Sunday, 18 September 2011

James Morton great young English player


  1. James Morton's Porkchop
  2. Don'T You Worry 'Bout That
  3. Fresh Ground Records
  4. 2010
When the young saxophonist James Morton surfaced in London on fellow Bristolian Andy Sheppard's 50th-birthday gigs in 2007, he energetically linked Sheppard's loose-improv contemporary approach to a hot, gospelly energy reminiscent of Cannonball Adderley or David Sanborn. Morton regularly plays with Pee Wee Ellis, the former James Brown and Van Morrison sax sideman, and Ellis's searing sound and punchy accents have been a significant influence.
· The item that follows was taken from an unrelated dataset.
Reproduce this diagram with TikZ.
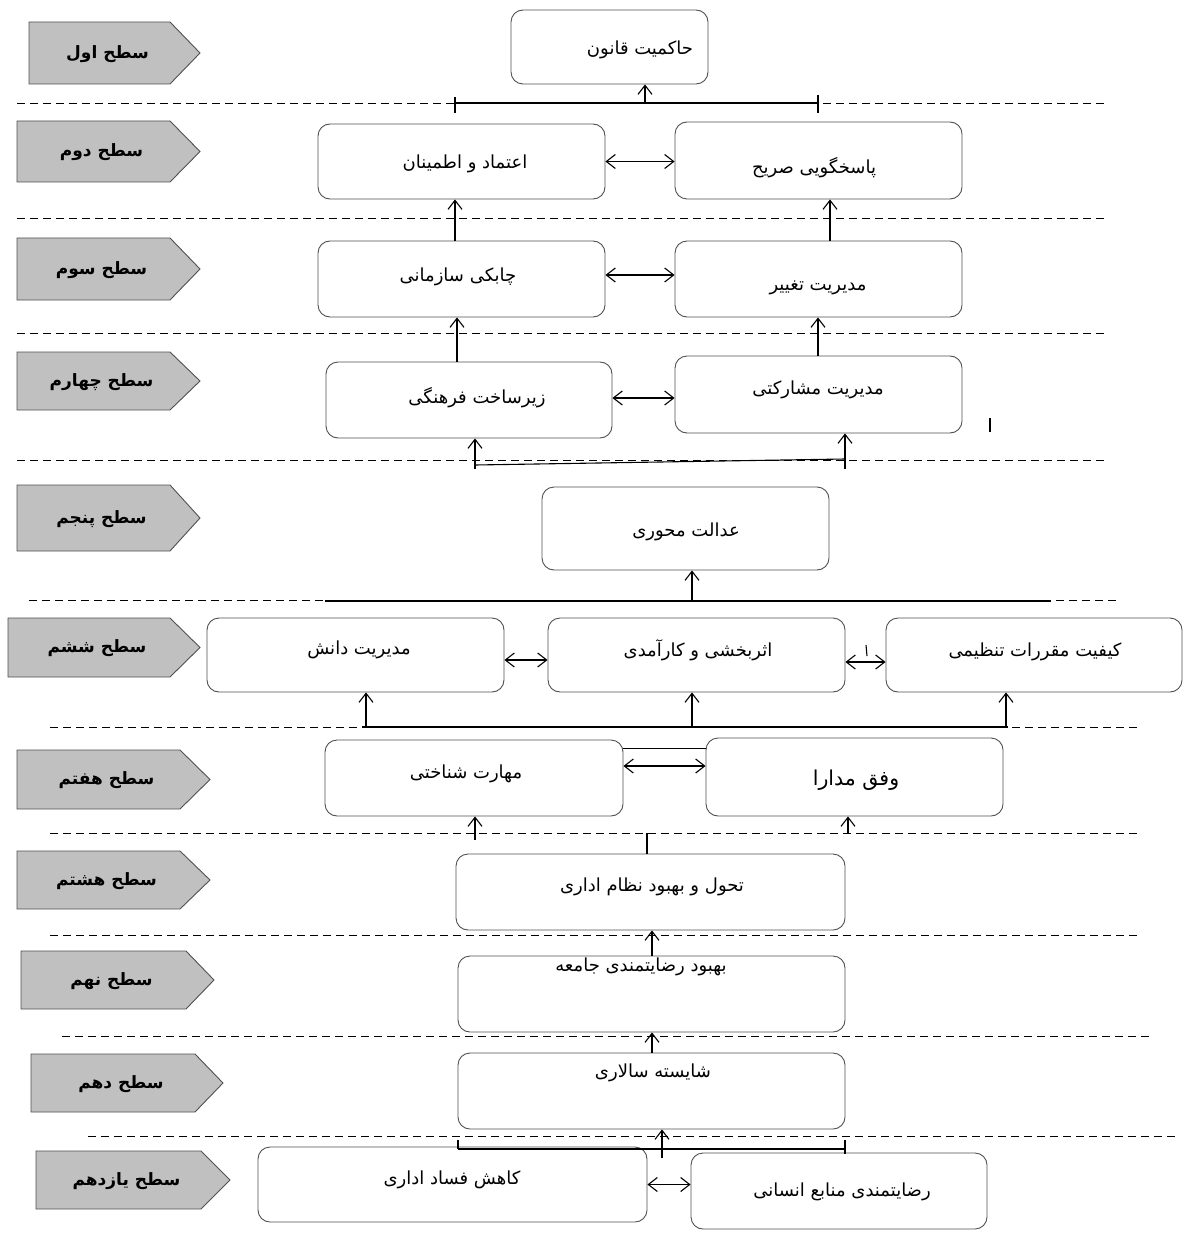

Still, it's hard to make anything beyond a retro impact from a soul-jazz album celebrating the anthemic hooks of the Crusaders, or the preachy melodramas of the Hammond organ funk bands of the 1960s. Morton, however, has done just that. He and his sidemen (particularly the classy guitarist Denny Illett) have reworked this familiar idiom with a relaxed affection that reignites it. Morton ascends from wistful beginnings to hypnotic eloquence on Forgiven, turns God Bless the Child into a soul groover, in effect, and if he mildly sends up improv and swing on Skits 1 and 2, there's enough depth to this appealing set to show that he understands jazz from the roots up.